Aujourd’hui et hier, passé, présent et avenir
Jusqu’à la fin de 2019, la fréquentation du Chemin de Compostelle augmentait de 10 % chaque année. Pourquoi ces gens se jetaient-ils sur les routes ? Quelques discussions avec pèlerins et pèlerines suffisent pour s’en rendre compte : besoin de réfléchir à son avenir ou dépasser un stade de sa vie pour quelques-uns, voeux exaucés, souffrances, maladies, deuils, séparations, enfances malheureuses pour la plupart. Nous partions pour un problème ou pour plusieurs. Ce sont les fameuses causes perdues de Manon Moreau. Quand nous n’avions pas conscience de notre raison de partir, la marche au long cours se faisait un plaisir de nous la révéler.
Depuis quelque temps un grand nombre de marcheurs souffraient du burnout ou du chômage. Une crise qui n’en finit pas, comme si elle se nourrissait d’elle-même. Une interminable machine à faire du malheur qui n’est plus une crise.
Pour s’en guérir, il fallait quitter le tourbillon fou de la vie quelques jours, quelques semaines ou quelques mois.
Justement.
Là où je veux en venir, c’est que justement le monde dans lequel nous vivions n’était pas en mesure de donner les réponses à nos questionnements sans qu’on le quitte. Cette vie harcelante, irréfléchie, épuisante, était vaine, implacable et impitoyable. Travailler pour acheter, consommer pour être, la stérilité de l’existence. Le cadre familial, professionnel, sociétal ou religieux n’apportait pas de solution suffisante. Rien pour la résilience.
Alors il fallait partir, s’isoler, retrouver la nature, rencontrer de nouveaux visages, et avec ses pieds parcourir de nouveaux paysages, mais aussi user de la liberté. Une immense liberté. Et le Chemin a montré que la thérapie fonctionne !
On sait comment est le monde aujourd’hui. Nous sommes assignés à résidence, bombardés de messages de peur. Intimés par des injonctions. Soumis à des manoeuvres coercitives, à des informations contradictoires et à des images étudiées dans le moindre détail pour effrayer. Pour nous embarquer vers quel univers ? Paralysés par des décisions incohérentes en apparence, ceux qui ont le moins de temps, le moins d’expérience, ou le moins de curiosité sont dans un état de sidération.

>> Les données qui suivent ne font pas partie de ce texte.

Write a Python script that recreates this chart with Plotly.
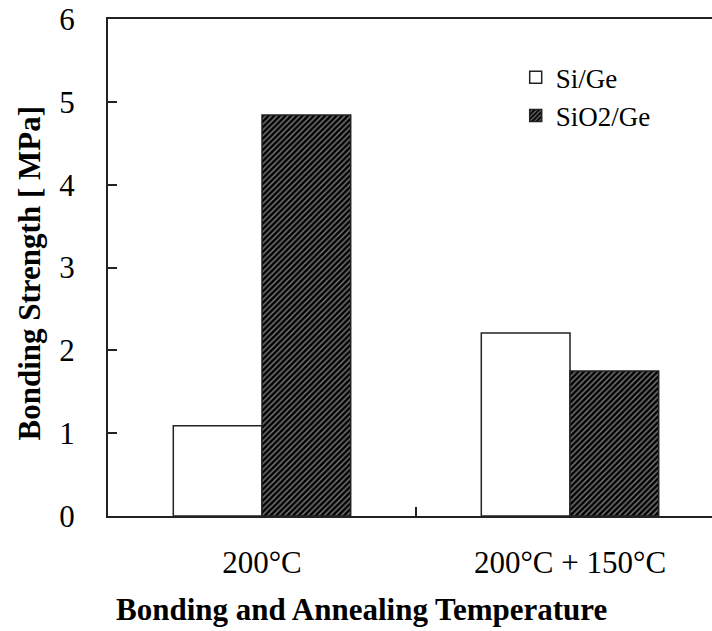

Le désir de Chemin se fait plus fort, encore plus fort. Comme un besoin vital, comme une nécessité de survie. Mais le Chemin nous est interdit. Pour un mois, un trimestre, un an ? Il ne nous est pas donné de le savoir.

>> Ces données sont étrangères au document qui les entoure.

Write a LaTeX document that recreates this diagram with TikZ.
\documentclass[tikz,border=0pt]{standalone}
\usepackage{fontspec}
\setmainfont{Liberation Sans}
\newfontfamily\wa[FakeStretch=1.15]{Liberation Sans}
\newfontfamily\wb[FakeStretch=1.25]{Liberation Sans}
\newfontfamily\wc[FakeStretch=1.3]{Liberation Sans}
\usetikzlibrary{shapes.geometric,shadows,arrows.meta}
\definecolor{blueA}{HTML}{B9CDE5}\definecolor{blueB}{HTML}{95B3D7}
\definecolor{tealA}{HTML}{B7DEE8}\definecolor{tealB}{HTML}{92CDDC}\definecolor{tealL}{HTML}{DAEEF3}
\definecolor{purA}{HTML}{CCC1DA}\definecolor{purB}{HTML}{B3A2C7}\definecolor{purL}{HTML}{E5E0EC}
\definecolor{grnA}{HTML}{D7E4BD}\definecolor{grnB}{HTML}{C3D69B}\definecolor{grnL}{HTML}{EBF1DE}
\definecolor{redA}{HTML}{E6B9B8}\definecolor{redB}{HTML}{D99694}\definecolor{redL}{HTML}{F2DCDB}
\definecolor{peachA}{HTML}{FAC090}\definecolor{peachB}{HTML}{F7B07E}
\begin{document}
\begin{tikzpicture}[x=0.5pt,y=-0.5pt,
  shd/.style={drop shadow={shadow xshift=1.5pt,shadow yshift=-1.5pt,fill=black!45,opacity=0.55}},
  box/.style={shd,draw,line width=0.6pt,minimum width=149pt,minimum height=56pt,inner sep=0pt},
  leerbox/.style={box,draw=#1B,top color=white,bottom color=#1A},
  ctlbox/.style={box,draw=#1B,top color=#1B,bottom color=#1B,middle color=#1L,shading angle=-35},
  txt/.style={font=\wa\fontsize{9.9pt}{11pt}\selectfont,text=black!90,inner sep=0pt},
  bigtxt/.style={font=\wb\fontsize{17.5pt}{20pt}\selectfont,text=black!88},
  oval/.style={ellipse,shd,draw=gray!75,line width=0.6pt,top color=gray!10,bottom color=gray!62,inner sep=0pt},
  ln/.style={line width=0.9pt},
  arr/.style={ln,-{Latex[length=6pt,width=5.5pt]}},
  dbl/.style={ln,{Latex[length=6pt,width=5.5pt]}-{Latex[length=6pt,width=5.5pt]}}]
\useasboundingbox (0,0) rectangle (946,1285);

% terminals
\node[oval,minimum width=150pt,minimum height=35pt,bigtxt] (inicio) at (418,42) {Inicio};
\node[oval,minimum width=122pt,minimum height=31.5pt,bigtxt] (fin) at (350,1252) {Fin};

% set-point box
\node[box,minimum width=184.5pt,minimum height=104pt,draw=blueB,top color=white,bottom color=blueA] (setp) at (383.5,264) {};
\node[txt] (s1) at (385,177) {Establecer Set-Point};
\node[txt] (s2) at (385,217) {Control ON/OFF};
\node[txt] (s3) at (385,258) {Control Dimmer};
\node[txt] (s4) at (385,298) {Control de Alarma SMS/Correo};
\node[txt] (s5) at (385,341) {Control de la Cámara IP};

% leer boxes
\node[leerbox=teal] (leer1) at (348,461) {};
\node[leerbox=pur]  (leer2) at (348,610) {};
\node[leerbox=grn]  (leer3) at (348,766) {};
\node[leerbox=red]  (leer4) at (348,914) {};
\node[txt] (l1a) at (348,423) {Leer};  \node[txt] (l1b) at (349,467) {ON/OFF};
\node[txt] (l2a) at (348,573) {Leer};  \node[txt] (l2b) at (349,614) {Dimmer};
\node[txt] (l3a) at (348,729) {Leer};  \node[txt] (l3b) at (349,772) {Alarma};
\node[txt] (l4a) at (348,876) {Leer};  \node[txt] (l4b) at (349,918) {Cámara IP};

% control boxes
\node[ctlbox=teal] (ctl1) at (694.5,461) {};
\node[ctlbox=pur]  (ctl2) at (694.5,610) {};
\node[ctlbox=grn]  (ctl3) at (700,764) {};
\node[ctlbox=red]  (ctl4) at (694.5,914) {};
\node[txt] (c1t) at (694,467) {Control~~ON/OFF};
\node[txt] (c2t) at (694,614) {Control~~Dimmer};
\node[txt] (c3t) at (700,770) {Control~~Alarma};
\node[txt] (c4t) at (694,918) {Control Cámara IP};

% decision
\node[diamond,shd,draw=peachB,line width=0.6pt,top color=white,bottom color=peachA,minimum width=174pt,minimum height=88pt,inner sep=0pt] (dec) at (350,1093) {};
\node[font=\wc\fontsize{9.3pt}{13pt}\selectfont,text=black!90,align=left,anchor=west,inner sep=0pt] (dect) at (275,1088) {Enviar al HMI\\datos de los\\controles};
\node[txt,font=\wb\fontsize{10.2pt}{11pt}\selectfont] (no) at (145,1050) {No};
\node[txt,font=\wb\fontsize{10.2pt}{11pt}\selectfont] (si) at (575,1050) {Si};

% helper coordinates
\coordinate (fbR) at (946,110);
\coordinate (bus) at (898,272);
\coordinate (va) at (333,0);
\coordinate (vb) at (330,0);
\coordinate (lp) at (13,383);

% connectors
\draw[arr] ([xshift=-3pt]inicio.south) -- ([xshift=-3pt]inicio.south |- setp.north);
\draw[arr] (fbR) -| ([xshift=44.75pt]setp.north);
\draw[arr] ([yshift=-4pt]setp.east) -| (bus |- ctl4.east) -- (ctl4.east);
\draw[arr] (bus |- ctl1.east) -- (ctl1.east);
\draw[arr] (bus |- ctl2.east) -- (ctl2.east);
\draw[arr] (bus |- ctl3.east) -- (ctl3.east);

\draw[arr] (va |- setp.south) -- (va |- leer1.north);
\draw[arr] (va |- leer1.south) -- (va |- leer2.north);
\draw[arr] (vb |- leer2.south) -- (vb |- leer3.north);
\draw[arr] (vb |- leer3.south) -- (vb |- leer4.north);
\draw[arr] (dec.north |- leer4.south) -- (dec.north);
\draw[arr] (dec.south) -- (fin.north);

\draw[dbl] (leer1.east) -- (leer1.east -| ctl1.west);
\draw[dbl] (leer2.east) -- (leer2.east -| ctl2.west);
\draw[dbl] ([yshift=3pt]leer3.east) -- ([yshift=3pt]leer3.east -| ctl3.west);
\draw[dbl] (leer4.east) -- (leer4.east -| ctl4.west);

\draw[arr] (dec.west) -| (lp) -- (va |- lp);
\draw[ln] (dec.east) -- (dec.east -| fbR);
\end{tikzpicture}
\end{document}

Je suis persuadé que ce Chemin de lumière ne nous sera rouvert qu’à l’issue d’une autre route. Un parcours fait de batailles rudes, gagnées à la suite d’engagements concrets, à commencer par la réinformation. Nous ne sommes pas seuls : la nature, le destin et quelques honnêtes gens ont compromis la réussite totale des empêcheurs de marcher. C’est par le combat pour la vérité qu’on s’en sortira.
La marche au long cours sera ensuite une récompense, une respiration, un gain durement arraché aux circonstances.
Une fois la tempête évitée, peut-être même que le monde nouveau sera plus humain, plus vrai, plus solidaire. On peut l’espérer. Restons ensemble, faisons cause commune, il y a beaucoup à découvrir et à réinventer.
La liberté aura un goût de victoire.